Latest revision as of 17:59, 4 December 2020

Distinctive Image Features from Scale-Invariant Keypoints Also known as Scale-invariant feature transform (SIFT) or SIFT features.

Author: David G. Lowe
Affiliation: University of British Columbia

Algorithm

Scale-space extrema detection

\(L(x,y,\sigma)\) is the scale space of an image. This is generated by the convolution of a Gaussian with an input image: \[ \begin{align} L(x,y,\sigma) = G(x, y, \sigma) * I(x,y) \end{align} \] where \(G(x,y,\sigma) = \frac{1}{2 \pi \sigma^2}\exp{-(x^2+y^2)/(2\sigma^2)}\).

This is used to compute the difference-of-Gaussian (DoG) for two scales separated by \(k\): \[ \begin{align} D(x,y,\sigma) &= (G(x,y,k\sigma) - G(x,y,\sigma)) * I(x,y)\nonumber \\ &= L(x,y,k\sigma) - L(x,y,\sigma) \end{align} \]

For your image, you create multiple octaves by down-sampling the image by 2. Within each octave, you have multiple scales with varying \(\sigma\).
E.g. if you have 5 scales per octave, then you will have 4 DoG images.

To find local min/max, compare each pixel in each DoG image to its 8 neighboring pixels within the image and 9 neighboring pixels in each neighboring scale. In total, it will be the min/max among (8+9+9=26) neighboring pixels. This is only done on the intermediate DoG images (i.e. excluding the first and last).

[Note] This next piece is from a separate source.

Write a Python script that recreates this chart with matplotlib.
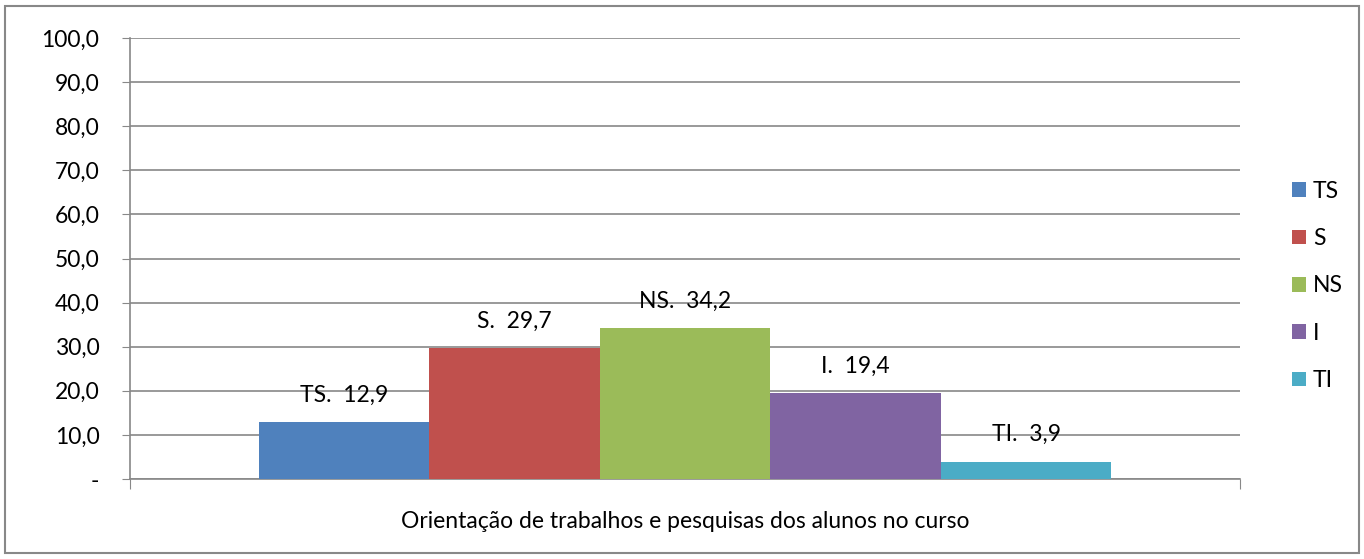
import matplotlib.pyplot as plt
from matplotlib.patches import Rectangle

plt.rcParams['font.family'] = ['Lato', 'DejaVu Sans']

series = ["TS", "S", "NS", "I", "TI"]
values = [12.9, 29.7, 34.2, 19.4, 3.9]
colors = ["#4f81bd", "#c0504d", "#9bbb59", "#8064a2", "#4bacc6"]
yticks = [0, 10, 20, 30, 40, 50, 60, 70, 80, 90, 100]
xlabel = "Orientação de trabalhos e pesquisas dos alunos no curso"

FS = 16.5
W, H = 1364, 559
fig = plt.figure(figsize=(W / 100, H / 100), dpi=100)
ax = fig.add_axes([130 / W, 1 - 479 / H, 1110 / W, 441 / H])

# one category, five series side by side
n = len(series)
width = 170.5 / 1110
for i, (s, v, c) in enumerate(zip(series, values, colors)):
    x = 0.5 + (i - (n - 1) / 2) * width
    ax.bar(x, v, width=width, color=c, label=s, zorder=3)
    lab = f"{s}.  " + f"{v:.1f}".replace(".", ",")
    ax.annotate(lab, (x, v), xytext=(0, 19.5), textcoords="offset points",
                ha="center", va="center", fontsize=FS)

ax.set_xlim(0, 1)
ax.set_ylim(0, 100)
ax.set_yticks(yticks)
ax.set_yticklabels(["-" if t == 0 else f"{t:.1f}".replace(".", ",") for t in yticks], fontsize=FS)
ax.set_xticks([0, 1])
ax.set_xticklabels(["", ""])
ax.tick_params(axis="y", length=6, color="#888888", pad=16)
ax.tick_params(axis="x", length=7, color="#888888")
ax.grid(axis="y", color="#888888", lw=1.2, zorder=0)
for sp in ["top", "right"]:
    ax.spines[sp].set_visible(False)
for sp in ["left", "bottom"]:
    ax.spines[sp].set_color("#888888")
    ax.spines[sp].set_linewidth(1.2)

fig.text(685 / W, 1 - 522 / H, xlabel, ha="center", va="center", fontsize=FS)

leg = ax.legend(loc="center left", bbox_to_anchor=(1281 / W, 1 - 286 / H),
                bbox_transform=fig.transFigure, frameon=False, fontsize=FS,
                handlelength=0.6, handleheight=0.6, handletextpad=0.3,
                labelspacing=1.15, borderpad=0)

fig.patches.append(Rectangle((5 / W, 6 / H), 1354 / W, 547 / H, transform=fig.transFigure,
                             fill=False, edgecolor="#888888", lw=1.5))

fig.savefig("out.png", dpi=100)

In his paper, Lowe uses \(k=\sqrt{2}=2^{1/s}\) with \(s=2\). This means generating \(s+3=5\) Gaussian blurred images for each octave.

Keypoint localization

Orientation assignment

  • For every keypoint, take a patch around the keypoint and compute a gradient (norm, angle) for each pixel in the patch.
  • Build a histogram of gradients, binned along angles. Smooth this histogram by fitting a parabola to 3 values closest to each peak.
  • The peak of the histogram is the dominant orientation

Keypoint descriptor

  1. First we do normalization:
    • Rotate the window to standard orientation (orientation up)
    • Scaled window size
  2. For an 16x16 patch around the keypoint, compute gradients (direction, norm) and weight by gaussian distance to the center.
  3. Split the 16x16 patch to 4x4 patches (each of 4x4 pixels) and generate a histogram (8-dim vector) for each patch. In total, you will have 16 histograms, each a 8-dim vector for a total of 128. Concatenate these to a 128-dim feature vector.
  4. Normalize the feature vector to unit length.
Notes
  • SIFT is hard to implement due to all the details. Always use a library.
  • The smoothness from Gaussian weighting is important so that the descriptor doesn't change too much if the location of the keypoint isn't exactly the same between images.
  • Gradient magnitudes are clipped so the histogram doesn't overweigh a single gradient.
  • Normalization to 1 is important for being robust to illumination change.